We did everything right, didn’t we?
These mines followed implementation steps that are typically found in every improvement programme. Data was analysed, new measures were defined, projects were identified, process flows were documented, and teams were formed. By taking these steps, management expected significant impacts to the bottom line and the culture. If these steps represent the accepted ‘recipe for improvement success,’
- Why did operational and financial improvement fall short of expectations?
- Why did the anticipated culture change fail to materialise?
- Why were some improvements reported for a few months but not sustained?
Understanding your barriers
Before any company can improve performance, managers must be open to changing things they have never changed before. For that reason, it is extremely important to understand the real reasons that improvements are forfeited or never materialise. Without this awareness, management teams will continue to dedicate resources and consulting fees to important projects that CANNOT deliver the expected benefits. And… management teams will continue to lose credibility as promises to the Board and shareholders do not materialise.
Organisational effectiveness (i.e., how managers and employees interact with equipment, with departments and with each other) is a non-negotiable success factor in improvement that is often given a low priority because its true value in the improvement process is misunderstood. Without it, barriers to improvement are created that become accepted as ‘part of the process’ or ‘part of the culture’. These barriers are responsible for the subtle loss of millions of dollars in production and cost. Some of these barriers even exist within management systems, making them harder to eliminate.
Over the last decade, I have found organisational barriers everywhere I went, regardless of a mine’s size or mining method. They caused employees, departments and managers to:
- Develop ‘workarounds’ to get their jobs done.

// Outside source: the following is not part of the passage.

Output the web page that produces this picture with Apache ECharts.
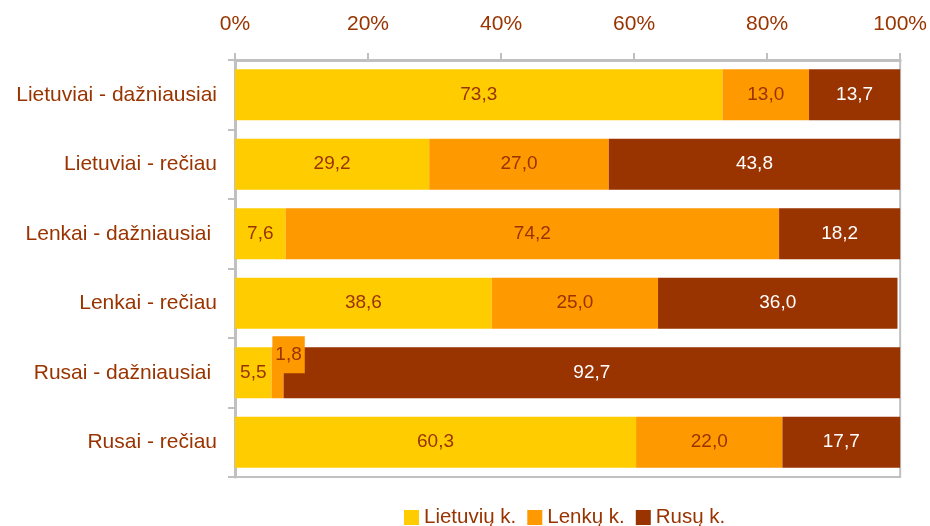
<!DOCTYPE html>
<html>
<head>
<meta charset="utf-8">
<script src="https://cdn.jsdelivr.net/npm/echarts@6/dist/echarts.min.js"></script>
<style>
  html, body { margin: 0; padding: 0; background: #fff; }
  #chart { width: 930px; height: 526px; }
</style>
</head>
<body>
<div id="chart"></div>
<script>
const categories = [
  'Lietuviai - dažniausiai',
  'Lietuviai - rečiau',
  'Lenkai - dažniausiai ',
  'Lenkai - rečiau',
  'Rusai - dažniausiai ',
  'Rusai - rečiau'
]
const seriesNames = ['Lietuvių k.', 'Lenkų k.', 'Rusų k.']
const lietuviu = [73.3, 29.2, 7.6, 38.6, 5.5, 60.3]
const lenku = [13.0, 27.0, 74.2, 25.0, 1.8, 22.0]
const rusu = [13.7, 43.8, 18.2, 36.0, 92.7, 17.7]
const colors = ['#FFCC00', '#FF9900', '#993300']
const brown = '#993300'
const font = 'Liberation Sans, Arial, sans-serif'

const chart = echarts.init(document.getElementById('chart'))

function fmt(p) {
  return p.value.toFixed(1).replace('.', ',')
}

function makeSeries(name, values, color, labelColor) {
  return {
    name: name,
    type: 'bar',
    stack: 'total',
    barWidth: 51,
    itemStyle: { color: color },
    label: {
      show: true,
      position: 'inside',
      formatter: fmt,
      color: labelColor,
      fontSize: 19,
      fontFamily: font
    },
    data: values.map(function (v) { return v }),
    animation: false
  }
}

const series = [
  makeSeries(seriesNames[0], lietuviu, colors[0], brown),
  makeSeries(seriesNames[1], lenku, colors[1], brown),
  makeSeries(seriesNames[2], rusu, colors[2], '#ffffff')
]

// small slice: label sits above the bar on an orange box
series[1].data[4] = {
  value: lenku[4],
  label: {
    offset: [11, -18],
    backgroundColor: colors[1],
    padding: [9, 3, 9, 3]
  }
}

chart.setOption({
  textStyle: { fontFamily: font },
  grid: {
    left: 235, right: 29, top: 60, bottom: 49,
    show: true,
    borderColor: '#C0C0C0',
    borderWidth: 2,
    backgroundColor: 'transparent'
  },
  legend: {
    bottom: -2,
    left: 404,
    padding: 0,
    itemWidth: 15,
    itemHeight: 15,
    itemGap: 11,
    icon: 'rect',
    textStyle: { color: brown, fontSize: 20.5, fontFamily: font },
    data: seriesNames
  },
  xAxis: {
    type: 'value',
    position: 'top',
    min: 0,
    max: 100,
    interval: 20,
    axisLine: { show: true, lineStyle: { color: '#C0C0C0', width: 3 } },
    axisTick: { show: true, length: 7, lineStyle: { color: '#C0C0C0', width: 2 } },
    splitLine: { show: false },
    axisLabel: {
      color: brown,
      fontSize: 21,
      fontFamily: font,
      margin: 25,
      formatter: '{value}%'
    }
  },
  yAxis: {
    type: 'category',
    inverse: true,
    data: categories,
    axisLine: { show: true, lineStyle: { color: '#C0C0C0', width: 3 } },
    axisTick: { show: true, length: 7, lineStyle: { color: '#C0C0C0', width: 2 } },
    axisLabel: {
      color: brown,
      fontSize: 21,
      fontFamily: font,
      margin: 18
    }
  },
  series: series
})
</script>
</body>
</html>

- Work overtime to correct problems that could have been avoided.
- Be prouder of responding to breakdowns than executing planned work.
- Let equipment sit idle because operations and maintenance were not talking to each other.
- Make judgment calls about communicating to third shift because ‘prep work was less important’.
- Accept lost equipment or undelivered supplies underground as ‘just the way it is here’.
- Mark projects ‘complete’ when the benefits have not been delivered.
- Set mines up for failure by unintentionally setting unachievable goals for availability and utilisation.
You would never engineer barriers that steal production and increase cost into your systems and processes, so why wouldn’t you want to give high priority to removing them? This is the first of many articles about those barriers and some strategies for removing them. Each month I will leave you with a thought about what I call the ‘people side of improvement’.
Here’s the thought for February:Examine the ‘ingredients’ in your improvement recipe. Look for barriers and you will find your highest priority projects. The more you focus on barrier removal, the greater your improvement success will be.